## Requirements
Reproduce the listing below exactly. Pictures do not belong in the copy.

-- Start of Listing --

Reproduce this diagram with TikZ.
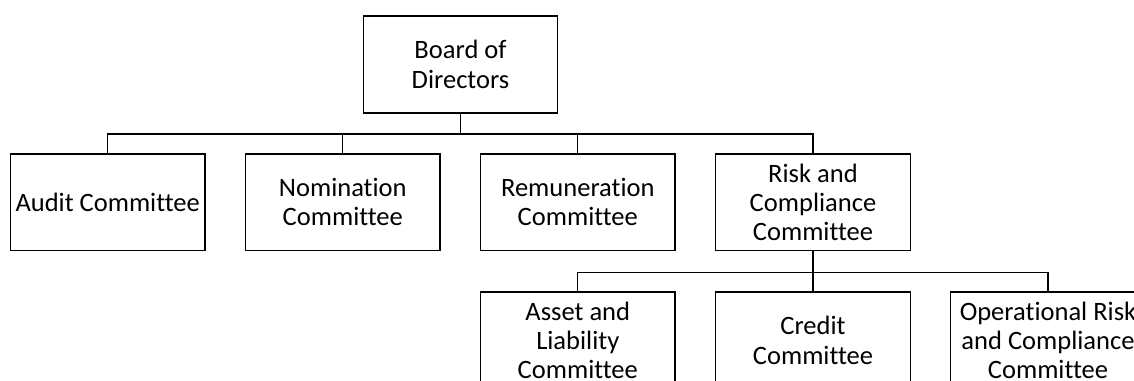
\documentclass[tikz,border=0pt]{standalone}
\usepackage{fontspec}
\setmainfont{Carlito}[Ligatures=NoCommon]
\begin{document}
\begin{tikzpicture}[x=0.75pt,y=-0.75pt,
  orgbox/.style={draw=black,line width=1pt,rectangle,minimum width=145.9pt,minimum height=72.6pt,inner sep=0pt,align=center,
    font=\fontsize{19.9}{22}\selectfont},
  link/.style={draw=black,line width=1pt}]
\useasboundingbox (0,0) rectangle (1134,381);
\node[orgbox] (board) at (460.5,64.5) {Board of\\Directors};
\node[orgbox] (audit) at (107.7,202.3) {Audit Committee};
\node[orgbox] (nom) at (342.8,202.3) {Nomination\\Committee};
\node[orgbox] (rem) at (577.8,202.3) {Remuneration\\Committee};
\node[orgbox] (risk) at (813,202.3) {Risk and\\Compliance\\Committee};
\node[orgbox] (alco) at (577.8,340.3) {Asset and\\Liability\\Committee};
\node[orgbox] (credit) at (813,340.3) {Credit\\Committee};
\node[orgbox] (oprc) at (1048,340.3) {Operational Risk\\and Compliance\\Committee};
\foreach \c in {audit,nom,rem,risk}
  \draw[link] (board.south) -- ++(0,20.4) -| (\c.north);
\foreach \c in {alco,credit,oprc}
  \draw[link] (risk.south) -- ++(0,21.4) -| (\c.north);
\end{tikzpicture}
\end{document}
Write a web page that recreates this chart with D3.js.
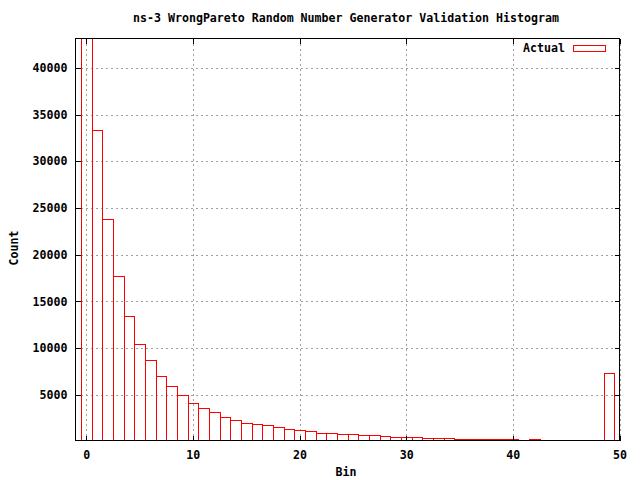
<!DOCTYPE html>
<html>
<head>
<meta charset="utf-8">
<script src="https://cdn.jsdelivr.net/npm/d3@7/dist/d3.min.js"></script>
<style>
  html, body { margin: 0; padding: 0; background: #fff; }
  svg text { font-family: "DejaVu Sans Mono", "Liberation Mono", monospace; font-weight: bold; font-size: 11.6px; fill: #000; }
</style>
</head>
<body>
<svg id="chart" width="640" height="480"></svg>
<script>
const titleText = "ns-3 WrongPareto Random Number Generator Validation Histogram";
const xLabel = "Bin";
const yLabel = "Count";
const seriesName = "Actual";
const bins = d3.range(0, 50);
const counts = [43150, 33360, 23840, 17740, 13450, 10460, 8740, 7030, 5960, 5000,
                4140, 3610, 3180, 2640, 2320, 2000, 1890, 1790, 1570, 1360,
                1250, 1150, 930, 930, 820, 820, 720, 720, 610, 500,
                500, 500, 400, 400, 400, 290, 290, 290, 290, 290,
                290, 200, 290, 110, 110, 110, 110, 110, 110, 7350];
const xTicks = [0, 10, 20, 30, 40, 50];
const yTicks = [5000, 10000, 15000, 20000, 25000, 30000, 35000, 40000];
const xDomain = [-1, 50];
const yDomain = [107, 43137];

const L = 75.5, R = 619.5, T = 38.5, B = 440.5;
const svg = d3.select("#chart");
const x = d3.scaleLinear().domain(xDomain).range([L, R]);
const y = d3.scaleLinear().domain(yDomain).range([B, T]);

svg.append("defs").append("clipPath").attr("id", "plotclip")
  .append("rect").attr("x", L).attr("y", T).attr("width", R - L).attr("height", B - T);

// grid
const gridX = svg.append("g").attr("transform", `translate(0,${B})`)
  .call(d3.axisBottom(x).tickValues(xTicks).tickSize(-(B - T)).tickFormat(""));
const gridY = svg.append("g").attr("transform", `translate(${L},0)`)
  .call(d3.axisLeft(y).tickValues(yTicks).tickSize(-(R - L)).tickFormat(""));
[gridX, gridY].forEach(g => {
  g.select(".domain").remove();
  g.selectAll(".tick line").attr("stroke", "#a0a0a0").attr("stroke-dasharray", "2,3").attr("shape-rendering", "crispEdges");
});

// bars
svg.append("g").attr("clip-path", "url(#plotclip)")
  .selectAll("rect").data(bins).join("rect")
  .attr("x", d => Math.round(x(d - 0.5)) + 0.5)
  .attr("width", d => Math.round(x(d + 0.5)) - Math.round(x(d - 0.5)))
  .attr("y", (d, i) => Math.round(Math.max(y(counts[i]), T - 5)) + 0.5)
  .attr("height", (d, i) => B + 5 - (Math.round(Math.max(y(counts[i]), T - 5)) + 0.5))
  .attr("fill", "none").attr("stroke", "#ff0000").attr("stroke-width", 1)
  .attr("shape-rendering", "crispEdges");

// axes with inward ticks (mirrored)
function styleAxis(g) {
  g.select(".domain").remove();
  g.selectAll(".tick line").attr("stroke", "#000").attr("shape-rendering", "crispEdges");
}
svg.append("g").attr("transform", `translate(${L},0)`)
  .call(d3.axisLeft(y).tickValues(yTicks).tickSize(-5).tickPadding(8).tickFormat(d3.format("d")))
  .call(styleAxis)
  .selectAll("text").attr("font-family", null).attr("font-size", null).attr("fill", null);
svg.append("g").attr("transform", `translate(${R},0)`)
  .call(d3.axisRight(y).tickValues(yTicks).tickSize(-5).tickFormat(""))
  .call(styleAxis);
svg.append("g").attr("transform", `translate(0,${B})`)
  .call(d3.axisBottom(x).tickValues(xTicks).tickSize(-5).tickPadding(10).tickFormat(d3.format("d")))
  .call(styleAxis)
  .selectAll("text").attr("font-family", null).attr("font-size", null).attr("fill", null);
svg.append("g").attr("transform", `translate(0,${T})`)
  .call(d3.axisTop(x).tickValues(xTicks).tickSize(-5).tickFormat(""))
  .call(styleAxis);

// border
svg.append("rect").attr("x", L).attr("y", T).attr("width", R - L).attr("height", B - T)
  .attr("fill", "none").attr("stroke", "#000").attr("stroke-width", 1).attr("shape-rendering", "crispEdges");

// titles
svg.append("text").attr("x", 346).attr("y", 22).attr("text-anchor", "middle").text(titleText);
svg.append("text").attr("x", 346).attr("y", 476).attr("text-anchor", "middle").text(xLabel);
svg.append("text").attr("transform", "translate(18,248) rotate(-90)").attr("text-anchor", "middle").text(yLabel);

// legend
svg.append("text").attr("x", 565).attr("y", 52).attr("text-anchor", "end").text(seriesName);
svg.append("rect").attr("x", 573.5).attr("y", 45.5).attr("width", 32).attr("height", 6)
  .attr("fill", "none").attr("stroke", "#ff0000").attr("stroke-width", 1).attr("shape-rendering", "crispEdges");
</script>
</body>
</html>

-- End of Listing --

## Task response
Reproduce this diagram with TikZ.
\documentclass[tikz,border=0pt]{standalone}
\usepackage{fontspec}
\setmainfont{Carlito}[Ligatures=NoCommon]
\begin{document}
\begin{tikzpicture}[x=0.75pt,y=-0.75pt,
  orgbox/.style={draw=black,line width=1pt,rectangle,minimum width=145.9pt,minimum height=72.6pt,inner sep=0pt,align=center,
    font=\fontsize{19.9}{22}\selectfont},
  link/.style={draw=black,line width=1pt}]
\useasboundingbox (0,0) rectangle (1134,381);
\node[orgbox] (board) at (460.5,64.5) {Board of\\Directors};
\node[orgbox] (audit) at (107.7,202.3) {Audit Committee};
\node[orgbox] (nom) at (342.8,202.3) {Nomination\\Committee};
\node[orgbox] (rem) at (577.8,202.3) {Remuneration\\Committee};
\node[orgbox] (risk) at (813,202.3) {Risk and\\Compliance\\Committee};
\node[orgbox] (alco) at (577.8,340.3) {Asset and\\Liability\\Committee};
\node[orgbox] (credit) at (813,340.3) {Credit\\Committee};
\node[orgbox] (oprc) at (1048,340.3) {Operational Risk\\and Compliance\\Committee};
\foreach \c in {audit,nom,rem,risk}
  \draw[link] (board.south) -- ++(0,20.4) -| (\c.north);
\foreach \c in {alco,credit,oprc}
  \draw[link] (risk.south) -- ++(0,21.4) -| (\c.north);
\end{tikzpicture}
\end{document}
Write a web page that recreates this chart with D3.js.
<!DOCTYPE html>
<html>
<head>
<meta charset="utf-8">
<script src="https://cdn.jsdelivr.net/npm/d3@7/dist/d3.min.js"></script>
<style>
  html, body { margin: 0; padding: 0; background: #fff; }
  svg text { font-family: "DejaVu Sans Mono", "Liberation Mono", monospace; font-weight: bold; font-size: 11.6px; fill: #000; }
</style>
</head>
<body>
<svg id="chart" width="640" height="480"></svg>
<script>
const titleText = "ns-3 WrongPareto Random Number Generator Validation Histogram";
const xLabel = "Bin";
const yLabel = "Count";
const seriesName = "Actual";
const bins = d3.range(0, 50);
const counts = [43150, 33360, 23840, 17740, 13450, 10460, 8740, 7030, 5960, 5000,
                4140, 3610, 3180, 2640, 2320, 2000, 1890, 1790, 1570, 1360,
                1250, 1150, 930, 930, 820, 820, 720, 720, 610, 500,
                500, 500, 400, 400, 400, 290, 290, 290, 290, 290,
                290, 200, 290, 110, 110, 110, 110, 110, 110, 7350];
const xTicks = [0, 10, 20, 30, 40, 50];
const yTicks = [5000, 10000, 15000, 20000, 25000, 30000, 35000, 40000];
const xDomain = [-1, 50];
const yDomain = [107, 43137];

const L = 75.5, R = 619.5, T = 38.5, B = 440.5;
const svg = d3.select("#chart");
const x = d3.scaleLinear().domain(xDomain).range([L, R]);
const y = d3.scaleLinear().domain(yDomain).range([B, T]);

svg.append("defs").append("clipPath").attr("id", "plotclip")
  .append("rect").attr("x", L).attr("y", T).attr("width", R - L).attr("height", B - T);

// grid
const gridX = svg.append("g").attr("transform", `translate(0,${B})`)
  .call(d3.axisBottom(x).tickValues(xTicks).tickSize(-(B - T)).tickFormat(""));
const gridY = svg.append("g").attr("transform", `translate(${L},0)`)
  .call(d3.axisLeft(y).tickValues(yTicks).tickSize(-(R - L)).tickFormat(""));
[gridX, gridY].forEach(g => {
  g.select(".domain").remove();
  g.selectAll(".tick line").attr("stroke", "#a0a0a0").attr("stroke-dasharray", "2,3").attr("shape-rendering", "crispEdges");
});

// bars
svg.append("g").attr("clip-path", "url(#plotclip)")
  .selectAll("rect").data(bins).join("rect")
  .attr("x", d => Math.round(x(d - 0.5)) + 0.5)
  .attr("width", d => Math.round(x(d + 0.5)) - Math.round(x(d - 0.5)))
  .attr("y", (d, i) => Math.round(Math.max(y(counts[i]), T - 5)) + 0.5)
  .attr("height", (d, i) => B + 5 - (Math.round(Math.max(y(counts[i]), T - 5)) + 0.5))
  .attr("fill", "none").attr("stroke", "#ff0000").attr("stroke-width", 1)
  .attr("shape-rendering", "crispEdges");

// axes with inward ticks (mirrored)
function styleAxis(g) {
  g.select(".domain").remove();
  g.selectAll(".tick line").attr("stroke", "#000").attr("shape-rendering", "crispEdges");
}
svg.append("g").attr("transform", `translate(${L},0)`)
  .call(d3.axisLeft(y).tickValues(yTicks).tickSize(-5).tickPadding(8).tickFormat(d3.format("d")))
  .call(styleAxis)
  .selectAll("text").attr("font-family", null).attr("font-size", null).attr("fill", null);
svg.append("g").attr("transform", `translate(${R},0)`)
  .call(d3.axisRight(y).tickValues(yTicks).tickSize(-5).tickFormat(""))
  .call(styleAxis);
svg.append("g").attr("transform", `translate(0,${B})`)
  .call(d3.axisBottom(x).tickValues(xTicks).tickSize(-5).tickPadding(10).tickFormat(d3.format("d")))
  .call(styleAxis)
  .selectAll("text").attr("font-family", null).attr("font-size", null).attr("fill", null);
svg.append("g").attr("transform", `translate(0,${T})`)
  .call(d3.axisTop(x).tickValues(xTicks).tickSize(-5).tickFormat(""))
  .call(styleAxis);

// border
svg.append("rect").attr("x", L).attr("y", T).attr("width", R - L).attr("height", B - T)
  .attr("fill", "none").attr("stroke", "#000").attr("stroke-width", 1).attr("shape-rendering", "crispEdges");

// titles
svg.append("text").attr("x", 346).attr("y", 22).attr("text-anchor", "middle").text(titleText);
svg.append("text").attr("x", 346).attr("y", 476).attr("text-anchor", "middle").text(xLabel);
svg.append("text").attr("transform", "translate(18,248) rotate(-90)").attr("text-anchor", "middle").text(yLabel);

// legend
svg.append("text").attr("x", 565).attr("y", 52).attr("text-anchor", "end").text(seriesName);
svg.append("rect").attr("x", 573.5).attr("y", 45.5).attr("width", 32).attr("height", 6)
  .attr("fill", "none").attr("stroke", "#ff0000").attr("stroke-width", 1).attr("shape-rendering", "crispEdges");
</script>
</body>
</html>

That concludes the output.